Last updated: July 15, 2019

What Does Anaerobic Environment Mean?

An anaerobic environment is characterized by the lack of free oxygen (O2), in contrast with an aerobic environment that is rich in oxygen. Although oxygen-free, this type of environment may possess atomic oxygen bound in nitrite, sulfites and nitrates.

When these compounds are present, there can be harmful byproducts like hydrogen sulfide, which is a corrosive gas with a foul smell.


Corrosionpedia Explains Anaerobic Environment

Aerobes are microbes that necessitate oxygen as the terminal acceptor of electrons. However, anaerobes utilize oxygen in its bound form. Anaerobic decomposition produces byproducts, and the non-oxygen constituents must go someplace when the atoms of oxygen are removed biologically by microbes. For instance, the presence of compounds such as sulfite results in the corrosive byproduct hydrogen sulfide.
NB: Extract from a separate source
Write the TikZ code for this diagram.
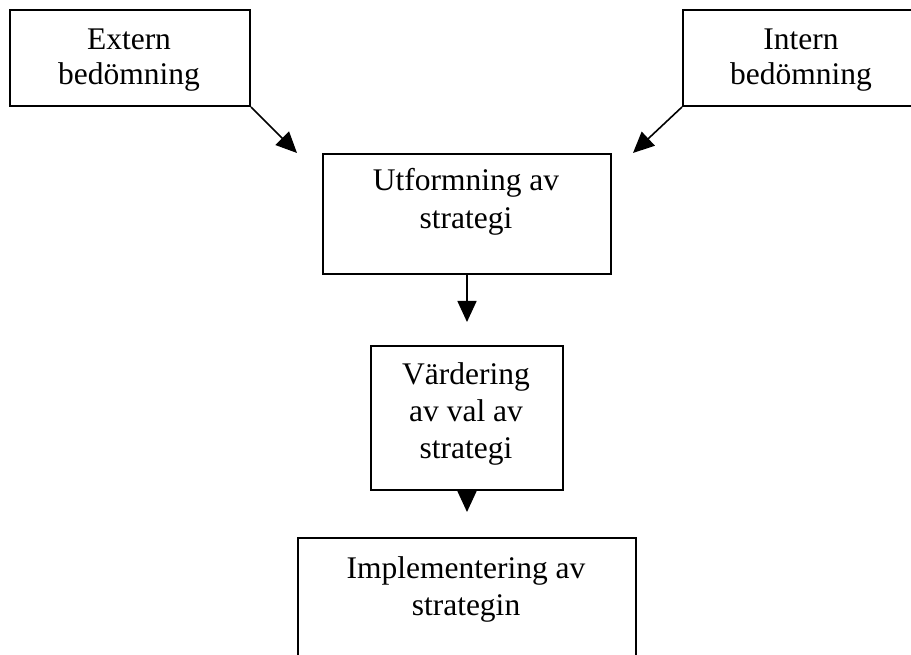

Furthermore, there are various bacteria that can be found in an anaerobic environment. These can be anoxic microbes that do not need oxygen to survive. They can live and thrive in oxygen-free or anoxic environments.

Anaerobes or anoxic microbes can be classified as obligates, that utilize anaerobic metabolism to mature. There are also aero-tolerant anaerobes that can live in both oxygen-free and oxygenated environments. Lastly, there are also facultative anaerobes that prefer utilizing metabolic processes that are aerobic in nature, but are capable of using anaerobic metabolism if oxygen is not present.